------ PROVIDED DATA

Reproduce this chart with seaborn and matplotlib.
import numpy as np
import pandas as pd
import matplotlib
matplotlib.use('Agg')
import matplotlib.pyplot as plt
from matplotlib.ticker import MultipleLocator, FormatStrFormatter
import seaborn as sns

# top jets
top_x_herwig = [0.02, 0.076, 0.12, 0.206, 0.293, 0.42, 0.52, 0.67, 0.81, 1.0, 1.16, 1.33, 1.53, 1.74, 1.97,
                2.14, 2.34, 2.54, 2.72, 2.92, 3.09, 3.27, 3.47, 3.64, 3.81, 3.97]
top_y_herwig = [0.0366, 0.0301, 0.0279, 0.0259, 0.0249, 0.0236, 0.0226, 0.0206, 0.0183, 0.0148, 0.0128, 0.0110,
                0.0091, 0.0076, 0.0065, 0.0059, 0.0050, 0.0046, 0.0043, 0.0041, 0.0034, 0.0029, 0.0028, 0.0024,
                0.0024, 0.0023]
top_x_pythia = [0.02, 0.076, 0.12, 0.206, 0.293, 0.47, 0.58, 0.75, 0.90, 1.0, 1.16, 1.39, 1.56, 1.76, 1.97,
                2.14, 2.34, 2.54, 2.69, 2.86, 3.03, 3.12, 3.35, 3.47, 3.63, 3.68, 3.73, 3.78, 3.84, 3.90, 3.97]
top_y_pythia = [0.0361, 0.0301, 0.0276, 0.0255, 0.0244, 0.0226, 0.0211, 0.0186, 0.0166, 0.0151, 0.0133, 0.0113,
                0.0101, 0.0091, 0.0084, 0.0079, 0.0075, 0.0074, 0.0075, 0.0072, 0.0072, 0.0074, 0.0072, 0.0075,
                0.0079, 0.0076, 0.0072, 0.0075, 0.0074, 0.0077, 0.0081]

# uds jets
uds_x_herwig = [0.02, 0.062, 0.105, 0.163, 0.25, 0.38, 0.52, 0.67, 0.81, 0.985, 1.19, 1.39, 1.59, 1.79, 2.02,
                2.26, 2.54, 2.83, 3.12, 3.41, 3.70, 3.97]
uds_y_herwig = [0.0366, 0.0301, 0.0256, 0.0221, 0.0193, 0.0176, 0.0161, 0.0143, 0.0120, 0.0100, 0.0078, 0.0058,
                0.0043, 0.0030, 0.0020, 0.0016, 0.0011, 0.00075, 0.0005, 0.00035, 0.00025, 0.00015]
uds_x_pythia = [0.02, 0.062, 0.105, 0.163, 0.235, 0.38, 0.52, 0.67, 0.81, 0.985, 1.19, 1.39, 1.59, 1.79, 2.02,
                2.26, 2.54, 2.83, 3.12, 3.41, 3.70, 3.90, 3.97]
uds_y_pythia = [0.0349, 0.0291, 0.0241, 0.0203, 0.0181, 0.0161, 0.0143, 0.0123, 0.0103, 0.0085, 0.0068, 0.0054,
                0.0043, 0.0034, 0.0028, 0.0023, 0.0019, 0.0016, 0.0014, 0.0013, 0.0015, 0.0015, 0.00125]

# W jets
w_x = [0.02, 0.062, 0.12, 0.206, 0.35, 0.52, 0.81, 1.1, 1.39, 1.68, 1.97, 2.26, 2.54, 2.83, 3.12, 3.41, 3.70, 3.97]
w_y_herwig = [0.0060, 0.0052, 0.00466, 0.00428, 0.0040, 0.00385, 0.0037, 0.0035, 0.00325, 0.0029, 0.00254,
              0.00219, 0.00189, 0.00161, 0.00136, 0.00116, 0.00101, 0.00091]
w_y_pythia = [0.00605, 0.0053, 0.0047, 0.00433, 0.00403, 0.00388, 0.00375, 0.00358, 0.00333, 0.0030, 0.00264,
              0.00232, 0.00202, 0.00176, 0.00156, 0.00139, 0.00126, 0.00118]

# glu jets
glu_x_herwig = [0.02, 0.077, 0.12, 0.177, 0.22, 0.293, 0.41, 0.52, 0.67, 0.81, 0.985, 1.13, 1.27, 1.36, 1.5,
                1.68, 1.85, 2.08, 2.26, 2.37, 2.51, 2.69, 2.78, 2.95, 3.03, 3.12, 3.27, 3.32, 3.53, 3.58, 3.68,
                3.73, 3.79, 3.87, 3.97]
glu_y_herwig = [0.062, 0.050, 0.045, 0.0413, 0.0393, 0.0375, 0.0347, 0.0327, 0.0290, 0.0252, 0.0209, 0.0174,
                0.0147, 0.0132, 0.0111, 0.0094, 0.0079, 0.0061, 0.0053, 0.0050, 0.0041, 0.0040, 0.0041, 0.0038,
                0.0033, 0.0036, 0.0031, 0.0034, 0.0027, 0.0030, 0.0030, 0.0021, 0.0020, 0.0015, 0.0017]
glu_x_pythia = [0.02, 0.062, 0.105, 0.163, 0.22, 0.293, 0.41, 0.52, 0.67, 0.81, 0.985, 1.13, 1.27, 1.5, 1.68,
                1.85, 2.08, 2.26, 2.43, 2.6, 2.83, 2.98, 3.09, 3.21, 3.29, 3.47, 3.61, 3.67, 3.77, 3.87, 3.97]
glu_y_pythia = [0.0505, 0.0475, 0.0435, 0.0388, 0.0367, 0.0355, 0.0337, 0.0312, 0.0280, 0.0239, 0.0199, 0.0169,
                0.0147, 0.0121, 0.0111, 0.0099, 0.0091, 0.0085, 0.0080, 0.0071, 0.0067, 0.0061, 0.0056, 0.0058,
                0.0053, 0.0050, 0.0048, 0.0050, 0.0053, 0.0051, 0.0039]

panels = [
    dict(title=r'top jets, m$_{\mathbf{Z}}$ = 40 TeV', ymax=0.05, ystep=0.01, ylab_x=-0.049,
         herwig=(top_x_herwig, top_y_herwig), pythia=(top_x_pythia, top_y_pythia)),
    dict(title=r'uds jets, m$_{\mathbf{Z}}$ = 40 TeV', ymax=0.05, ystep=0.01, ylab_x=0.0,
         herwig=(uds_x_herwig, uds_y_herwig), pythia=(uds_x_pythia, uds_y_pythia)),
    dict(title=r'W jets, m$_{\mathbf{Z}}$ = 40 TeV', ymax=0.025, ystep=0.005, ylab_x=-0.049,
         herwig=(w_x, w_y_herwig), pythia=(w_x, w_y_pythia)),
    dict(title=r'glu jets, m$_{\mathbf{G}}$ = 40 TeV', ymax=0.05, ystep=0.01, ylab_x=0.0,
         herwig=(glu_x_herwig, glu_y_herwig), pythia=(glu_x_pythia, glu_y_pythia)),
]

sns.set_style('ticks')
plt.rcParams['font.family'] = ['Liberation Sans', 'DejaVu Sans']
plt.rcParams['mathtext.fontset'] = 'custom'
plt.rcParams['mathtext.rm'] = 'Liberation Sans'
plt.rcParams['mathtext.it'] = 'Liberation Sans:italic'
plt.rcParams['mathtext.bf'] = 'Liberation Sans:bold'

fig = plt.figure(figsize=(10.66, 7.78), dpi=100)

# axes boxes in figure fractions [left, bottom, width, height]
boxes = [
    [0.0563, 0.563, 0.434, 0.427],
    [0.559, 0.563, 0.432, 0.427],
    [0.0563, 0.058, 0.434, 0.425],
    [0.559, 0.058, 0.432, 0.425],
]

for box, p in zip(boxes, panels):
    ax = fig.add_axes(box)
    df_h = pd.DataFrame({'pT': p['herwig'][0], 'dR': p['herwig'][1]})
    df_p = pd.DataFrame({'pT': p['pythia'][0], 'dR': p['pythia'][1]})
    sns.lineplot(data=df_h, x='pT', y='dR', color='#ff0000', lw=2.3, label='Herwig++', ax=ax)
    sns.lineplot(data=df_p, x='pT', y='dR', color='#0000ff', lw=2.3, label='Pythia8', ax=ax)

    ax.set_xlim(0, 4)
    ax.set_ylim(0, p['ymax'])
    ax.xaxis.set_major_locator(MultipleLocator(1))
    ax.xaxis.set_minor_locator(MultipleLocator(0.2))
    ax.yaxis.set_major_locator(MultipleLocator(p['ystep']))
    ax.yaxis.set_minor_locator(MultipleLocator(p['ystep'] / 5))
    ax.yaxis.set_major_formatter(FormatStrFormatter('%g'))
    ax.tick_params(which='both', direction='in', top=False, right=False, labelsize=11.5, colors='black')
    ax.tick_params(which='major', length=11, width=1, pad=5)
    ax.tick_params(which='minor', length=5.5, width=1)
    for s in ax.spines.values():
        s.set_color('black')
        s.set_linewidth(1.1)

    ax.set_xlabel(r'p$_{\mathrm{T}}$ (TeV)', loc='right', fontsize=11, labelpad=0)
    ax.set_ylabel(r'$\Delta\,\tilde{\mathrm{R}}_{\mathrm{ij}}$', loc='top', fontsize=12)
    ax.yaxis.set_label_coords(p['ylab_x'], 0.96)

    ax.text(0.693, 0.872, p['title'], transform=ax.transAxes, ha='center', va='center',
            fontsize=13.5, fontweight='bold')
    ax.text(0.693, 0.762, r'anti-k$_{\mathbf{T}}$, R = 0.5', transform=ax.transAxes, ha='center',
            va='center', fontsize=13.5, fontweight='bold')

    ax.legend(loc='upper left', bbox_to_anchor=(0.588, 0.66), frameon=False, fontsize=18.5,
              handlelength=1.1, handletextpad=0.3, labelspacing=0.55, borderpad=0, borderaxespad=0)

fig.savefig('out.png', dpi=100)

------------
------ PROVIDED DATA

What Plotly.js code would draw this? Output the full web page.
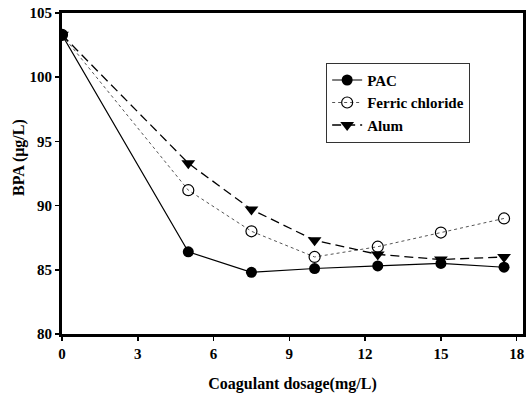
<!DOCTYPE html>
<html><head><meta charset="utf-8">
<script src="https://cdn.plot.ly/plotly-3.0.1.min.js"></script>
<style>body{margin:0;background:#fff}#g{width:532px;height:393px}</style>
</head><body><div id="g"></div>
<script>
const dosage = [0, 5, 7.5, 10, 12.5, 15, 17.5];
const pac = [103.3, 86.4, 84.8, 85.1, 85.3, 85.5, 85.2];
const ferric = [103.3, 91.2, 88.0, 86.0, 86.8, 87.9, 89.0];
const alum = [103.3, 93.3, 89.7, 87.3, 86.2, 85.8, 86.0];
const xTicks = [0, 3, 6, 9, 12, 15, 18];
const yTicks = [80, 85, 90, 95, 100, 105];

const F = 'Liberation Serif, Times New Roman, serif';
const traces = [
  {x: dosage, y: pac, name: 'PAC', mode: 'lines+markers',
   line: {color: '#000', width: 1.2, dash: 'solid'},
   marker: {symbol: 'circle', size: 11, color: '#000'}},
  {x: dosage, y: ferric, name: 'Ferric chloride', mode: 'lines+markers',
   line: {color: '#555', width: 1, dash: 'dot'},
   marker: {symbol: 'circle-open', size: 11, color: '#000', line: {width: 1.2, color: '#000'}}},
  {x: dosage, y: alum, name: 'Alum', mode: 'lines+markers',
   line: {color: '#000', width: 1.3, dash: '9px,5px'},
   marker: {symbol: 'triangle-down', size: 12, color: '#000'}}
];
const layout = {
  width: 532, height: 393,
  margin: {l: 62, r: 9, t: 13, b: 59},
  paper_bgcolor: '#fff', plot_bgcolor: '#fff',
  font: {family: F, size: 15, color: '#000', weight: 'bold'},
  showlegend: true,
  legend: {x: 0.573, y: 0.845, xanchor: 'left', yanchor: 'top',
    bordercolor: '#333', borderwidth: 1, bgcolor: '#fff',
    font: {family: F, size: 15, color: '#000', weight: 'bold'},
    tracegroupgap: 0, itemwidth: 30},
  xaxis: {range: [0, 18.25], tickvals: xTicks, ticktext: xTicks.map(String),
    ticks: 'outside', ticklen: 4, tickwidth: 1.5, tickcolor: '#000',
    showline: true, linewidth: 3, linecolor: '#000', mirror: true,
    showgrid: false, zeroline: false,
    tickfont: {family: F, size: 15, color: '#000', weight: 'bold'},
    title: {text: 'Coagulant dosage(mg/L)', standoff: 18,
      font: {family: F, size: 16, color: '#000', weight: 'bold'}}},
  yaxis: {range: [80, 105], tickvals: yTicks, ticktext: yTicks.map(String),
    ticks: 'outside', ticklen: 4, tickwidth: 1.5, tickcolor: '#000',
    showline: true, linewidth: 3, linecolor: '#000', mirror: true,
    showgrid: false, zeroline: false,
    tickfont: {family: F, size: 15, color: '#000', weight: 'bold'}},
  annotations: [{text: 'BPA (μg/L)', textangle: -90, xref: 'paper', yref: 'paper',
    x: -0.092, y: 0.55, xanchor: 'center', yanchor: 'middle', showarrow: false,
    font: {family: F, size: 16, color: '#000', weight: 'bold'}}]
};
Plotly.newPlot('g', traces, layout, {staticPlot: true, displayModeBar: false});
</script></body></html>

------------

◆ **WORK TO COMPLETE**: Do not copy any pictures. Retype exactly the stretch from the line with "What Plotly.js code" through the line with "const yTicks = [80, 85, 90, 95, 100, 105];".

◆ **SOLUTION TO THIS EXERCISE**:
What Plotly.js code would draw this? Output the full web page.
<!DOCTYPE html>
<html><head><meta charset="utf-8">
<script src="https://cdn.plot.ly/plotly-3.0.1.min.js"></script>
<style>body{margin:0;background:#fff}#g{width:532px;height:393px}</style>
</head><body><div id="g"></div>
<script>
const dosage = [0, 5, 7.5, 10, 12.5, 15, 17.5];
const pac = [103.3, 86.4, 84.8, 85.1, 85.3, 85.5, 85.2];
const ferric = [103.3, 91.2, 88.0, 86.0, 86.8, 87.9, 89.0];
const alum = [103.3, 93.3, 89.7, 87.3, 86.2, 85.8, 86.0];
const xTicks = [0, 3, 6, 9, 12, 15, 18];
const yTicks = [80, 85, 90, 95, 100, 105];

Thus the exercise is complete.